The purchase price for the property is just over $1 million and the city is working towards completion of the deal by the end of August.

The site is to be used for both an interim housing facility, then a purpose-built permanent housing facility.

The current temporary shelter on Lougheed Highway, just east of 222 Street, will be closed once the interim housing facility is open.

The property requires rezoning from residential to institutional.

The normal rezoning process will be followed and include a development information meeting hosted by B.C. Housing and the city, as well as a public hearing.

If council decides not to approve the rezoning application, the land will be considered for other community uses or it may be put back on the market and sold, according to the city.

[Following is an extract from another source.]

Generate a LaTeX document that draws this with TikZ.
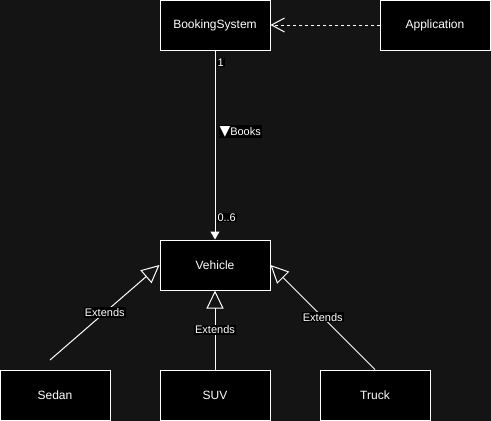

Maple Ridge has been looking for a place to locate a $15 million purpose-built shelter that will be funded by the province since spring, when the contentious plan to turn the Quality Inn into a shelter was shelved by Victoria.

The public rallied against that plan, and a city run homeless shelter in downtown Maple Ridge, which cleared the camp from Cliff Avenue, was extended.

Local politicians predict that citizens will support a purpose-built shelter in Maple Ridge, if it is away from the downtown.

As well, if it is not simply a way to “warehouse” people as they continue in a life of drug addiction.

“I think most people in Maple Ridge agree that if we have a proper shelter that is helping people to move along in their lives, they’ll support it,” said Coun. Gordy Robson.

The new site has been chosen from a list of options, and district staff has been negotiating a purchase.

Robson, a former mayor, said he is no stranger to the issues around homelessness. He grappled with the problem in 2004. There were 43 people living on the streets, and he knew them by name. He said “low barrier” should not mean a government-sanctioned drug house.

“What we have to do is help save these people’s lives,” he said. “Not just put a roof over their heads so they can continue in their hell.”

Robson will support the new shelter plan under the conditions that it is the one shelter in town, and that Alouette Heights return to its intended role as drug-free, third-stage housing, where homeless people live for a limited time, before they are ready to live independently.

He did not rule out the Salvation Army being the operator of the new shelter facility, and said it should be considered a potential operator.

“For the sake of the community, we have to get our act together,” he said.

Mayor Nicole Read said if the proposed site is not approved as a suitable location for a new purpose-built shelter after public consultation, the city will still have use for the property.

“I don’t think it is ever a problem for the city to own property,” she said, noting that Maple Ridge has a small inventory of land it owns.

Read also said council has to approach the proposed shelter as a human rights and health issue, that the city has a responsibility to provide housing that meets the needs of the homeless.

“Council remains very concerned about how shelters are run, and whether there needs to be more than one shelter in the city.”

She said the low-barrier model creates opposition from the public.

“The public is rightly questioning, ‘does this work?’”

She noted there are more homeless camps springing up around the province, not fewer, and in her opinion there is a lack of solid data that the present model is working.

“I still think there is not enough evidence that people are being moved along through the system.”

However, she was critical of “vitriolic” social media pages that stigmatize the city’s homeless people.

“There is a relationship between the way a community feels about its people in need, and the way those people feel about themselves,” said Read.

And, she added, the public rally against the proposed Quality Inn shelter resulted in a negative impression of Maple Ridge.

“It does reflect poorly that a lot of that happened, but there was a lot of politics behind that,” said Read.

The new proposal will involve B.C. Housing and Fraser Health, and Read said there will be public engagement during the rezoning process.

Robson said the public should ultimately decide the issue.

“We’re going to listen to the people.”